De regreso del corto viaje, se instalaron en una vivienda de emergencia en terrenos de la familia Guillemain, mientras construían una de las primeras casas sismorresistentes en la finca de 9 de Julio.
Cuando se instalaron en la flamante residencia "comenzó otra historia" —señala Guillemain—y refiere con orgullo y admiración la odisea que fue para su joven mujer adaptarse a la nueva vida: "ella tenía entonces 17 años, no sabía nada de quehaceres domésticos y nos fuimos a vivir a seis kilómetros de la ruta, en pleno campo, sin luz eléctrica —la iluminación era con lámparas de Kerosén—, sin gas, el agua había que extraerla por bombeo; en poco tiempo fueron llegando los hijos" —María Cristina en el 45, Alicia Eugenia en el 46 y Pedro Alberto en el 47— "y la situación se complicó cuando a diario había que trasladarlos a la escuela. Fue un sacrificio muy grande para ella".
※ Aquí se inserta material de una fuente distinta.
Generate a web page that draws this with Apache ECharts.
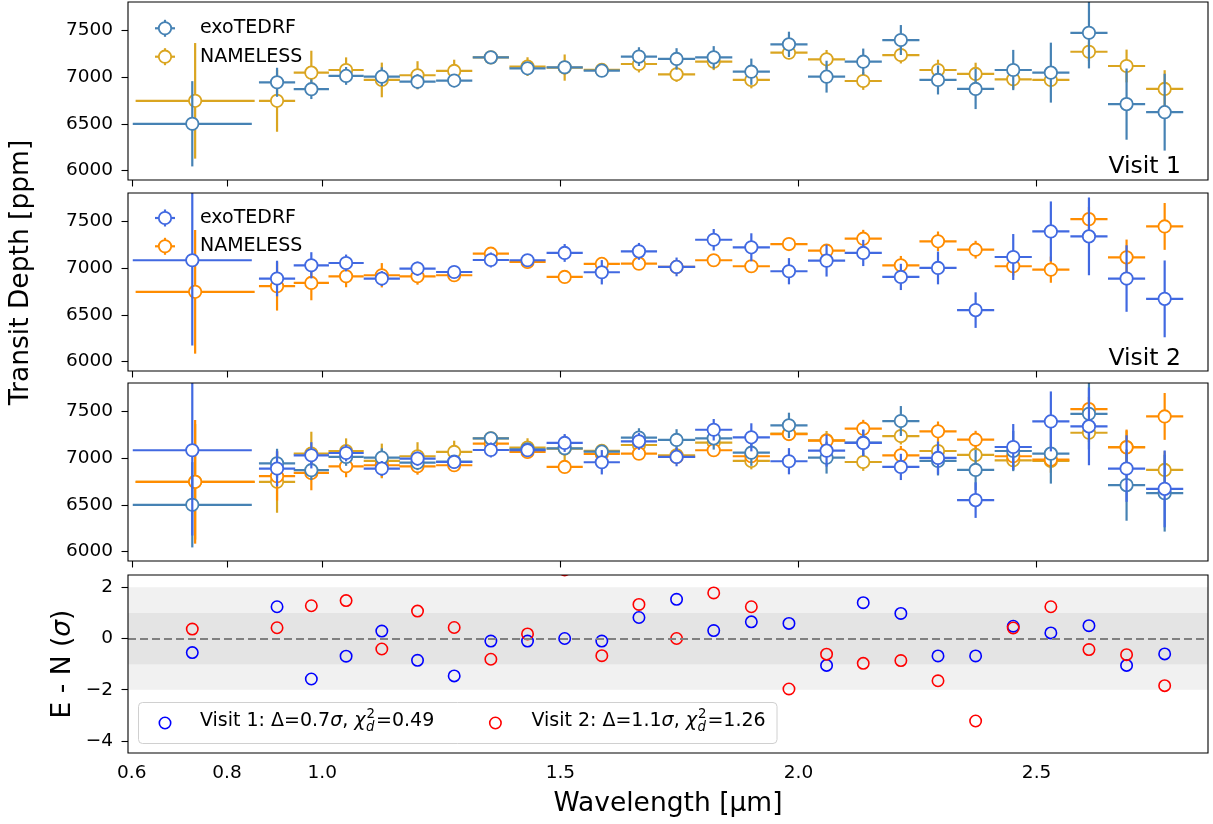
<!DOCTYPE html>
<html><head><meta charset="utf-8">
<script src="https://cdn.jsdelivr.net/npm/echarts@6/dist/echarts.min.js"></script>
<style>html,body{margin:0;padding:0;background:#fff}#c{width:1213px;height:824px}</style>
</head><body><div id="c"></div>
<script>
// ---------------- data ----------------
const wavelength = [0.727, 0.905, 0.977, 1.050, 1.125, 1.200, 1.277, 1.354, 1.431, 1.509, 1.587, 1.665, 1.744, 1.822, 1.901, 1.980, 2.059, 2.136, 2.215, 2.293, 2.372, 2.451, 2.530, 2.610, 2.689, 2.769];
const wavelengthNameless = [0.733, 0.905, 0.977, 1.050, 1.125, 1.200, 1.277, 1.354, 1.431, 1.509, 1.587, 1.665, 1.744, 1.822, 1.901, 1.980, 2.059, 2.136, 2.215, 2.293, 2.372, 2.451, 2.530, 2.610, 2.689, 2.769];
const binHalfWidth = [0.125, 0.038, 0.037, 0.037, 0.038, 0.038, 0.038, 0.038, 0.038, 0.038, 0.038, 0.038, 0.039, 0.039, 0.039, 0.039, 0.039, 0.039, 0.039, 0.039, 0.039, 0.039, 0.039, 0.039, 0.039, 0.039];

// Visit 1
const v1Exo    = [6500, 6943, 6869, 7011, 7003, 6950, 6961, 7209, 7092, 7103, 7067, 7217, 7192, 7209, 7056, 7348, 7003, 7163, 7394, 6968, 6872, 7074, 7046, 7471, 6710, 6624];
const v1ExoErr = [455, 155, 105, 95, 100, 80, 70, 55, 60, 60, 55, 100, 115, 120, 140, 135, 170, 140, 160, 155, 215, 215, 320, 380, 380, 410];
const v1Nam    = [6745, 6745, 7046, 7074, 6968, 7018, 7064, 7209, 7110, 7100, 7075, 7138, 7028, 7163, 6968, 7259, 7188, 6957, 7234, 7074, 7032, 6975, 6968, 7269, 7117, 6872];
const v1NamErr = [617, 330, 234, 135, 185, 150, 120, 60, 100, 140, 55, 90, 80, 90, 90, 70, 100, 95, 90, 110, 120, 100, 80, 100, 175, 200];

// Visit 2
const v2Exo    = [7082, 6887, 7028, 7053, 6887, 6993, 6957, 7085, 7082, 7160, 6954, 7177, 7011, 7301, 7220, 6965, 7078, 7160, 6904, 7000, 6550, 7117, 7390, 7337, 6887, 6670];
const v2ExoErr = [910, 190, 140, 90, 80, 75, 50, 80, 60, 95, 130, 90, 100, 115, 150, 140, 170, 140, 140, 175, 190, 245, 320, 415, 355, 410];
const v2Nam    = [6745, 6805, 6840, 6911, 6922, 6911, 6922, 7152, 7064, 6904, 7043, 7046, 7011, 7082, 7018, 7255, 7184, 7312, 7028, 7284, 7195, 7018, 6982, 7521, 7113, 7443];
const v2NamErr = [660, 260, 185, 117, 130, 90, 50, 50, 70, 40, 40, 40, 40, 40, 40, 40, 40, 95, 100, 105, 95, 100, 140, 130, 190, 250];

// Residuals (E - N in sigma)
const resVisit1 = [-0.55, 1.24, -1.58, -0.69, 0.29, -0.85, -1.46, -0.10, -0.10, 0.00, -0.10, 0.82, 1.53, 0.31, 0.65, 0.59, -1.05, 1.40, 0.98, -0.68, -0.68, 0.48, 0.22, 0.50, -1.05, -0.60];
const resVisit2 = [0.37, 0.42, 1.28, 1.48, -0.41, 1.07, 0.43, -0.81, 0.18, 2.68, -0.67, 1.33, 0.00, 1.78, 1.24, -1.97, -0.61, -0.97, -0.86, -1.65, -3.22, 0.41, 1.24, -0.43, -0.63, -1.84];

const xTicks = [0.6, 0.8, 1.0, 1.5, 2.0, 2.5];
const depthTicks = [6000, 6500, 7000, 7500];
const resTicks = [-4, -2, 0, 2];

// ---------------- styling ----------------
const C = {v1E:'#4682b4', v1N:'#daa520', v2E:'#4169e1', v2N:'#ff8c00', r1:'#0000ff', r2:'#ff0000'};
const FONT = 'DejaVu Sans';
const tickFs = 18.5, legFs = 19, labFs = 26.5;
const gridTops = [2, 193, 383, 575];
const GL = 128, GW = 1080, GH = 178;
const MR = 6.2;

function rows(xs, ys, es) { return xs.map((x, i) => [x, ys[i], binHalfWidth[i], es[i]]); }

function errRender(color) {
  return function (params, api) {
    const x = api.value(0), y = api.value(1), xe = api.value(2), ye = api.value(3);
    const c = api.coord([x, y]);
    const l = api.coord([x - xe, y]), r = api.coord([x + xe, y]);
    const t = api.coord([x, y + ye]), b = api.coord([x, y - ye]);
    return {type: 'group', children: [
      {type: 'line', shape: {x1: l[0], y1: c[1], x2: r[0], y2: c[1]}, style: {stroke: color, lineWidth: 2.2}},
      {type: 'line', shape: {x1: c[0], y1: t[1], x2: c[0], y2: b[1]}, style: {stroke: color, lineWidth: 2.2}},
      {type: 'circle', shape: {cx: c[0], cy: c[1], r: MR}, style: {fill: '#fff', stroke: color, lineWidth: 1.8}}
    ]};
  };
}
function circRender(color) {
  return function (params, api) {
    const c = api.coord([api.value(0), api.value(1)]);
    return {type: 'circle', shape: {cx: c[0], cy: c[1], r: 5.7}, style: {fill: 'none', stroke: color, lineWidth: 1.6}};
  };
}
function errSeries(idx, xs, ys, es, color, z) {
  return {type: 'custom', xAxisIndex: idx, yAxisIndex: idx, clip: true, z: z, silent: true,
    encode: {x: 0, y: 1}, data: rows(xs, ys, es), renderItem: errRender(color)};
}

const series = [
  errSeries(0, wavelengthNameless, v1Nam, v1NamErr, C.v1N, 2),
  errSeries(0, wavelength, v1Exo, v1ExoErr, C.v1E, 3),
  errSeries(1, wavelengthNameless, v2Nam, v2NamErr, C.v2N, 2),
  errSeries(1, wavelength, v2Exo, v2ExoErr, C.v2E, 3),
  errSeries(2, wavelengthNameless, v1Nam, v1NamErr, C.v1N, 2),
  errSeries(2, wavelengthNameless, v2Nam, v2NamErr, C.v2N, 3),
  errSeries(2, wavelength, v1Exo, v1ExoErr, C.v1E, 4),
  errSeries(2, wavelength, v2Exo, v2ExoErr, C.v2E, 5),
  {type: 'line', xAxisIndex: 3, yAxisIndex: 3, data: [[0.6, 0]], symbol: 'none', lineStyle: {width: 0}, z: 1, silent: true,
    markArea: {silent: true, label: {show: false},
      data: [
        [{yAxis: -2, itemStyle: {color: '#f1f1f1'}}, {yAxis: 2}],
        [{yAxis: -1, itemStyle: {color: '#e4e4e4'}}, {yAxis: 1}]
      ]},
    markLine: {silent: true, symbol: ['none', 'none'], label: {show: false},
      lineStyle: {color: '#808080', width: 2, type: [8, 4]}, data: [{yAxis: 0}]}
  },
  {type: 'custom', xAxisIndex: 3, yAxisIndex: 3, clip: true, z: 3, silent: true, encode: {x: 0, y: 1},
    data: wavelength.map((x, i) => [x, resVisit1[i]]), renderItem: circRender(C.r1)},
  {type: 'custom', xAxisIndex: 3, yAxisIndex: 3, clip: true, z: 3, silent: true, encode: {x: 0, y: 1},
    data: wavelength.map((x, i) => [x, resVisit2[i]]), renderItem: circRender(C.r2)}
];

const grids = gridTops.map(t => ({left: GL, top: t, width: GW, height: GH, show: true,
  borderColor: '#000', borderWidth: 1.1, backgroundColor: 'transparent', z: 10}));

const xAxes = [0, 1, 2, 3].map(i => ({type: 'value', gridIndex: i, min: 0.592, max: 2.86,
  axisLine: {show: false}, splitLine: {show: false},
  axisTick: {show: true, customValues: xTicks, length: 6.5, lineStyle: {color: '#000', width: 1.1}},
  axisLabel: {show: i === 3, customValues: xTicks, formatter: v => Number(v).toFixed(1),
    fontSize: tickFs, fontFamily: FONT, color: '#000', margin: 11}
}));

const yAxes = [0, 1, 2].map(i => ({type: 'value', gridIndex: i, min: 5900, max: 7800,
  axisLine: {show: false}, splitLine: {show: false},
  axisTick: {show: true, customValues: depthTicks, length: 6.5, lineStyle: {color: '#000', width: 1.1}},
  axisLabel: {show: true, customValues: depthTicks, formatter: v => String(Math.round(v)),
    fontSize: tickFs, fontFamily: FONT, color: '#000', margin: 15}
}));
yAxes.push({type: 'value', gridIndex: 3, min: -4.47, max: 2.48,
  axisLine: {show: false}, splitLine: {show: false},
  axisTick: {show: true, customValues: resTicks, length: 6.5, lineStyle: {color: '#000', width: 1.1}},
  axisLabel: {show: true, customValues: resTicks, formatter: v => (v < 0 ? '\u2212' + Math.abs(v) : String(v)),
    fontSize: tickFs, fontFamily: FONT, color: '#000', margin: 15}
});

// ---------------- graphic (legends, labels) ----------------
const ctx = document.createElement('canvas').getContext('2d');
function tw(text, size, italic) { ctx.font = (italic ? 'italic ' : '') + size + 'px "' + FONT + '"'; return ctx.measureText(text).width; }

function txt(x, y, text, opts) {
  return Object.assign({type: 'text', x: x, y: y, z: 100, silent: true,
    style: Object.assign({text: text, fill: '#000', fontSize: legFs, fontFamily: FONT, align: 'left', verticalAlign: 'middle'}, opts || {})});
}
function errLegend(x, y, color, label) {
  return [
    {type: 'line', z: 100, silent: true, shape: {x1: x - 10, y1: y, x2: x + 10, y2: y}, style: {stroke: color, lineWidth: 2.2}},
    {type: 'line', z: 100, silent: true, shape: {x1: x, y1: y - 8.5, x2: x, y2: y + 8.5}, style: {stroke: color, lineWidth: 2.2}},
    {type: 'circle', z: 101, silent: true, shape: {cx: x, cy: y, r: MR}, style: {fill: '#fff', stroke: color, lineWidth: 1.8}},
    txt(200, y, label)
  ];
}
function visitLegend(cx, x0, yc, color, head, delta, chi) {
  const fs = legFs, sfs = legFs * 0.7;
  const W = tw(head + delta, fs) + tw('\u03c3', fs, true) + tw(', ', fs) + tw('\u03c7', fs, true);
  const sw = Math.max(tw('2', sfs), tw('d', sfs, true));
  return [
    {type: 'circle', z: 101, silent: true, shape: {cx: cx, cy: yc + 1.5, r: 5.7}, style: {fill: 'none', stroke: color, lineWidth: 1.6}},
    txt(x0, yc, head + delta + '{i|\u03c3}, {i|\u03c7}', {rich: {i: {fontStyle: 'italic', fontSize: fs, fontFamily: FONT, fill: '#000'}}}),
    txt(x0 + W + 1, yc - 6.5, '2', {fontSize: sfs}),
    txt(x0 + W + 0.5, yc + 6, 'd', {fontSize: sfs, fontStyle: 'italic'}),
    txt(x0 + W + sw + 2, yc, '=' + chi)
  ];
}

const graphics = [].concat(
  errLegend(165, 28.3, C.v1E, 'exoTEDRF'),
  errLegend(165, 56.7, C.v1N, 'NAMELESS'),
  errLegend(165, 218, C.v2E, 'exoTEDRF'),
  errLegend(165, 246.3, C.v2N, 'NAMELESS'),
  [
    txt(1181, 167, 'Visit 1', {fontSize: 23.5, align: 'right'}),
    txt(1181, 359, 'Visit 2', {fontSize: 23.5, align: 'right'}),
    Object.assign(txt(21, 272.5, 'Transit Depth [ppm]', {fontSize: labFs, align: 'center'}), {rotation: Math.PI / 2}),
    Object.assign(txt(63, 664, 'E - N ({i|\u03c3})', {fontSize: labFs, align: 'center',
      rich: {i: {fontStyle: 'italic', fontSize: labFs, fontFamily: FONT, fill: '#000'}}}), {rotation: Math.PI / 2}),
    txt(668, 804, 'Wavelength [\u00b5m]', {fontSize: labFs, align: 'center'}),
    {type: 'rect', z: 99, silent: true, shape: {x: 138.5, y: 702.5, width: 638.5, height: 41, r: 4},
      style: {fill: 'rgba(255,255,255,0.8)', stroke: '#d0d0d0', lineWidth: 1}}
  ],
  visitLegend(165, 200, 721.5, C.r1, 'Visit 1: ', '\u0394=0.7', '0.49'),
  visitLegend(495.4, 531.4, 721.5, C.r2, 'Visit 2: ', '\u0394=1.1', '1.26')
);

const chart = echarts.init(document.getElementById('c'), null, {renderer: 'canvas'});
chart.setOption({
  animation: false,
  backgroundColor: '#fff',
  grid: grids,
  xAxis: xAxes,
  yAxis: yAxes,
  series: series,
  graphic: graphics
});
</script>
</body></html>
Perla lo escucha embelesada y, ahora entre risas, pero aún impresionada, cuenta que "una vez tuve que matar una gallina, la até de la cabeza al surtidor de la cocina y la sostuve por las patas; entonces de un solo cuchillazo le corté el cuello y cual sería mi horror cuando vi que el animal corrió como diez metros sin cabeza que en mi vida pude volver a hacer eso".
También en aquella casa de campo nació el cuarto de los vástagos: Maximiliano Augusto y las tareas del ama de casa eran cada vez más agotadoras. "Hubo noches que eran la una de la madrugada y yo estaba planchando guardapolvos con la plancha a nafta, pero con voluntad, interés y sobre todo con amor, las cosas se simplifican" —manifiesta con ternura la hábil señora—.
Después de once años de campo, la familia compró una casa en la ciudad "y aquí y cuando ya habíamos cerrado la fábrica llegó el querubín que se llama Alejandro Eduardo” — cuenta satisfecha la mamá—.
Los hijos fueron creciendo, adoptando distintas profesiones, casándose y poblando la casa de nietos —trece y uno en camino— y de dos bisnietos. Ahora disfrutan de la alegría de los almuerzos domingueros compartidos, donde "este living parece un cuartel general, porque nos reunimos los veintiocho, corremos alfombras, ubicamos sillas y nos juntamos todas las generaciones de esta familia constituida no sin esfuerzo, pero nutrida de una enorme convicción y fe cristiana —comenta Guillemain— y su esposa no puede disimular el orgullo que le produce haber sido la generadora de acontecimientos donde el afecto mutuo une a padres, hijos, yernos, nueras; nietos y bisnietos en torno a la ceremonia de la mesa servida.
Y así, María Zulema Atienza y Pedro Guillamain cumplieron las bodas de oro, celebradas por familiares y amigos con las pompas que faltaron hace cincuenta años y, para que la fiesta sea completa, la pareja está planeando la luna de miel, esta vez a las soleadas playas caribeñas.